People were also unable to leave. The podcast reports the story of how one mother is known to have made a daring nighttime escape with her two children; she snapped out of the spell she was under and made an escape plan, but because the perimeter was monitored, she escaped entirely on her stomach, kind of slithering out to avoid detection, and eventually was able to flag down a car on a road the next morning.
The Koresh group was truly a classic destructive cult of the worst kind, really a kind of criminal operation. And the thing that gives on a twist feeling in the stomach is that every one of those people, the adults, anyway, had gone by their own free will. None were snatched off a street, blindfolded, tossed in a van, and ended up at Waco. They were all believers in Koresh.
The podcast was not meant as an analysis of how cults work. But in reviewing the story of how dozens of people left the UK to join the Koresh compound at Waco, though, a few of the classic warning signs do come up.
I know the signs.
Observing, dealing with, and being targeted by cults, broadly comparable to the Koresh group, in 2010s South Korea.
One day I might write about my experiences with cults. In the years I spent in Korea, I had many, both trivial and serious, and all unrelated (as far as I know). Friends did, as well. I still recall how one friend in Incheon in the early 2010s, Danielle, was hurt when she realized a Korean friend and organization she was part of had been a cult front.

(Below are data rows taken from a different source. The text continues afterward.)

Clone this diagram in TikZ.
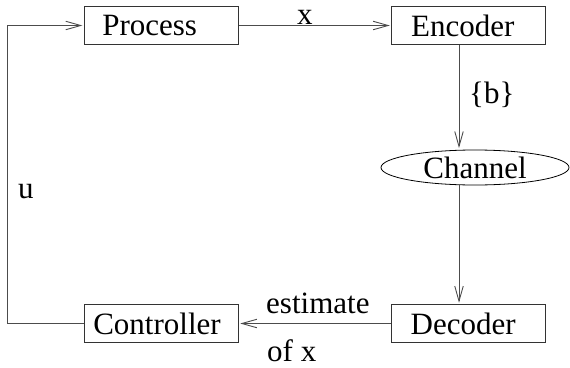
\documentclass[tikz,border=0pt]{standalone}
\usepackage{fontspec}
\setmainfont{Liberation Serif}
\usetikzlibrary{arrows.meta,shapes.geometric}

\tikzset{
  block/.style={draw=black!80, line width=0.9pt, rectangle, inner sep=0pt,
    minimum width=154pt, minimum height=37.6pt},
  oval/.style={draw=black, line width=0.8pt, ellipse, inner sep=0pt,
    minimum width=188pt, minimum height=35pt},
  flow/.style={draw=black!70, line width=0.9pt,
    -{Straight Barb[length=15pt,width=8.5pt,line width=0.9pt]}, shorten >=1.5pt},
  lbl/.style={inner sep=0pt, anchor=base west},
}
% block text, set flush left after a given indent
\newcommand{\padtext}[2]{\makebox[154pt][l]{\hspace{#1}#2}}

\begin{document}
\begin{tikzpicture}[x=1pt, y=-1pt, font=\fontsize{31}{37}\selectfont]
  \useasboundingbox (0,0) rectangle (570,367);

  % blocks
  \node[block] (proc) at (161.3,25.5)  {\padtext{18pt}{Process}};
  \node[block] (enc)  at (468.7,25.5)  {\padtext{19.5pt}{Encoder}};
  \node[oval]  (chan) at (475,167.5)   {Channel\hspace{6.6pt}};
  \node[block] (dec)  at (468.7,323.5) {\padtext{19pt}{Decoder}};
  \node[block] (ctrl) at (161.3,323.5) {\padtext{9pt}{Controller}};

  % feedback path corners
  \coordinate (fbtop) at (7.5,25.5);
  \coordinate (fbbot) at (7.5,323.5);

  % connectors
  \draw[flow] (proc) -- (enc);
  \draw[flow] ([xshift=-9.7pt]enc.south) -- ([xshift=-9.7pt]enc.south |- chan.north);
  \draw[flow] ([xshift=-9.7pt]dec.north |- chan.south) -- ([xshift=-9.7pt]dec.north);
  \draw[flow] (dec) -- (ctrl);
  \draw[flow] (ctrl.west) -- (fbbot) -- (fbtop) -- (proc.west);

  % signal labels
  \node[lbl] (xlab) at (297,24.5)  {x};
  \node[lbl] (blab) at (469,103)   {\{b\}};
  \node[lbl] (ulab) at (18,198)    {u};
  \node[lbl] (est)  at (266,313)   {estimate};
  \node[lbl] (ofx)  at (267,361.5) {of x};
\end{tikzpicture}
\end{document}
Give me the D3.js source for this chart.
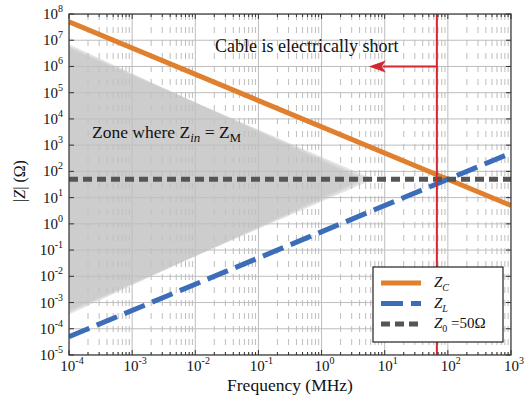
<!DOCTYPE html>
<html><head><meta charset="utf-8">
<script src="https://cdn.jsdelivr.net/npm/d3@7"></script>
</head><body style="margin:0"><svg id="c" width="532" height="401" font-family="Liberation Serif" style="display:block"></svg>
<script>
// ---- data ----
const freq = [1e-4, 1e3];             // MHz
const zC = [5e7, 5];                   // capacitive impedance
const zL = [5e-5, 5e2];                // inductive impedance
const z0 = [50, 50];                   // characteristic impedance
const zoneFreq = [1e-4, 6.7, 1e-4];
const zoneZ = [5e6, 50, 5e-4];
const cableFreq = 67;                  // MHz (red line)
const arrowFreq = [67, 5.6];
const arrowZ = 1e6;
const xTickExp = [-4,-3,-2,-1,0,1,2,3];
const yTickExp = [-5,-4,-3,-2,-1,0,1,2,3,4,5,6,7,8];
const seriesNames = ["C","L","0"];

const FONT = '"Liberation Serif"';
const svg = d3.select("#c");
const m = {l:69, r:511, t:14, b:355};
const x = d3.scaleLog().domain([1e-4,1e3]).range([m.l,m.r]);
const y = d3.scaleLog().domain([1e-5,1e8]).range([m.b,m.t]);
const txt = (sel)=>sel.append("text").style("font-family",FONT).attr("fill","#111");

const defs = svg.append("defs");
defs.append("clipPath").attr("id","clip").append("rect").attr("x",m.l).attr("y",m.t).attr("width",m.r-m.l).attr("height",m.b-m.t);

const g = svg.append("g").attr("clip-path","url(#clip)");

// grid
const minorX = [];
for (let e=-4;e<3;e++) for (let k=2;k<10;k++) minorX.push(k*Math.pow(10,e));
g.selectAll(".mx").data(minorX).enter().append("line")
  .attr("x1",d=>x(d)).attr("x2",d=>x(d)).attr("y1",m.t).attr("y2",m.b)
  .attr("stroke","#bdbdbd").attr("stroke-width",1).attr("stroke-dasharray","6,7");
g.selectAll(".Mx").data(xTickExp).enter().append("line")
  .attr("x1",d=>x(Math.pow(10,d))).attr("x2",d=>x(Math.pow(10,d))).attr("y1",m.t).attr("y2",m.b)
  .attr("stroke","#bdbdbd").attr("stroke-width",1);
g.selectAll(".My").data(yTickExp).enter().append("line")
  .attr("y1",d=>y(Math.pow(10,d))).attr("y2",d=>y(Math.pow(10,d))).attr("x1",m.l).attr("x2",m.r)
  .attr("stroke","#bdbdbd").attr("stroke-width",1);

// zone: soft edge approximated by stacked translucent polygons
const zonePts = zoneFreq.map((f,i)=>[f,zoneZ[i]]);
[4,2,0].forEach(inset=>{
  g.append("path").datum(zonePts)
    .attr("d", d3.line().x((d,i)=>x(d[0]) - (i===1?inset*3:0)).y((d,i)=>y(d[1]) + (i===0?-inset: i===2? inset:0)).curve(d3.curveLinearClosed))
    .attr("fill","#c2c2c2").attr("opacity",0.42);
});

const line = d3.line().x((d,i)=>x(freq[i])).y(d=>y(d));
g.append("path").datum(zC).attr("d",line).attr("fill","none").attr("stroke","#e07f2e").attr("stroke-width",5);
g.append("path").datum(zL).attr("d",line).attr("fill","none").attr("stroke","#3b6db8").attr("stroke-width",5).attr("stroke-dasharray","22,8");
g.append("path").datum(z0).attr("d",line).attr("fill","none").attr("stroke","#555555").attr("stroke-width",5).attr("stroke-dasharray","9,5");

// red line and arrow
g.append("line").attr("x1",x(cableFreq)).attr("x2",x(cableFreq)).attr("y1",m.t).attr("y2",m.b)
  .attr("stroke","#d6262f").attr("stroke-width",2);
const ay = y(arrowZ);
const ax0 = x(arrowFreq[0]), ax1 = x(arrowFreq[1]);
g.append("line").attr("x1",ax0).attr("x2",ax1+14).attr("y1",ay).attr("y2",ay).attr("stroke","#d6262f").attr("stroke-width",2);
g.append("path").attr("d",`M${ax1},${ay} L${ax1+17},${ay-6} L${ax1+13},${ay} L${ax1+17},${ay+6} Z`).attr("fill","#d6262f");

// frame
svg.append("rect").attr("x",m.l).attr("y",m.t).attr("width",m.r-m.l).attr("height",m.b-m.t)
  .attr("fill","none").attr("stroke","#333").attr("stroke-width",1.2);
// ticks
const tk = svg.append("g").attr("stroke","#333").attr("stroke-width",1);
xTickExp.forEach(e=>{const X=x(Math.pow(10,e));
  tk.append("line").attr("x1",X).attr("x2",X).attr("y1",m.b).attr("y2",m.b-5);
  tk.append("line").attr("x1",X).attr("x2",X).attr("y1",m.t).attr("y2",m.t+5);});
minorX.forEach(v=>{const X=x(v);
  tk.append("line").attr("x1",X).attr("x2",X).attr("y1",m.b).attr("y2",m.b-3);
  tk.append("line").attr("x1",X).attr("x2",X).attr("y1",m.t).attr("y2",m.t+3);});
yTickExp.forEach(e=>{const Y=y(Math.pow(10,e));
  tk.append("line").attr("x1",m.l).attr("x2",m.l+5).attr("y1",Y).attr("y2",Y);
  tk.append("line").attr("x1",m.r).attr("x2",m.r-5).attr("y1",Y).attr("y2",Y);});

// tick labels
xTickExp.forEach(e=>{
  const t = txt(svg).attr("x",x(Math.pow(10,e))+3).attr("y",m.b+16).attr("text-anchor","middle").attr("font-size",15);
  t.append("tspan").text("10");
  t.append("tspan").attr("dy",-7).attr("font-size",10).text(e);
});
yTickExp.forEach(e=>{
  const t = txt(svg).attr("x",63).attr("y",y(Math.pow(10,e))+5).attr("text-anchor","end").attr("font-size",15);
  t.append("tspan").text("10");
  t.append("tspan").attr("dy",-7).attr("font-size",10).text(e);
});

// axis labels
txt(svg).attr("x",(m.l+m.r)/2).attr("y",391).attr("text-anchor","middle").attr("font-size",17.5).text("Frequency (MHz)");
const yl = txt(svg).attr("transform","translate(25,181) rotate(-90)").attr("text-anchor","middle").attr("font-size",16);
yl.append("tspan").text("|");
yl.append("tspan").attr("font-style","italic").text("Z");
yl.append("tspan").text("|  (Ω)");

// annotations
txt(svg).attr("x",215).attr("y",52).attr("font-size",18).text("Cable is electrically short");
const zt = txt(svg).attr("x",92).attr("y",138).attr("font-size",17.5);
zt.append("tspan").text("Zone where Z");
zt.append("tspan").attr("font-style","italic").attr("font-size",13).attr("dy",4).text("in");
zt.append("tspan").attr("dy",-4).text(" = Z");
zt.append("tspan").attr("font-size",13).attr("dy",4).text("M");

// legend
const L = {x:373,y:267,w:130,h:75};
svg.append("rect").attr("x",L.x).attr("y",L.y).attr("width",L.w).attr("height",L.h).attr("fill","#fff").attr("stroke","#222").attr("stroke-width",1.2);
const legStyles = [
  {c:"#e07f2e", d:null},
  {c:"#3b6db8", d:"22,8"},
  {c:"#555555", d:"9,5"}
];
seriesNames.forEach((n,i)=>{
  const yy = 283 + i*20.5;
  svg.append("line").attr("x1",381).attr("x2",421).attr("y1",yy).attr("y2",yy)
    .attr("stroke",legStyles[i].c).attr("stroke-width",5).attr("stroke-dasharray",legStyles[i].d);
  const t = txt(svg).attr("x",434).attr("y",yy+4).attr("font-size",15);
  t.append("tspan").attr("font-style","italic").text("Z");
  const s = t.append("tspan").attr("font-size",10).attr("dy",4).text(n);
  if (n!=="0") s.attr("font-style","italic");
  if (n==="0") t.append("tspan").attr("dy",-4).text(" =50Ω");
});
</script></body></html>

Yes, U had experience with some groups active in South Korea that use the same tactics and make similar claims as the Koresh people were ca.1988. One in particular, whose initials are SCJ. It is a group I grew to hate when I learned more about the extent of their operations. I, and others, were targeted, and the people doing the targeting are pretty good at it. It’s a story (series of stories) worth telling. These groups have non-trivial influence, though there is plenty of opposition to them by mainstream Christians.
I might compare cults to a bright source of light which, while it may look benign or intriguing from a distance, or as something that can be dismissed peremptorily. Easy to ignore. But it is a source of light that can really sting when you get too close. A light bulb emits light, but you’d better not get too close or touch it for too long or you’re potentially doing damage to yourself. Same. And I am not talking (only) about being a ‘member,’ as such, or even a relative or friend of a member. I am talking about being someone in any way involved, including through no fault at all of their own, having been deceived in one way or another by cult recruiters. They act as a kind of parallel state. Their work is akin to that of intelligence agents. I’d really like to write more on this some day. It’s a topic I have long avoided.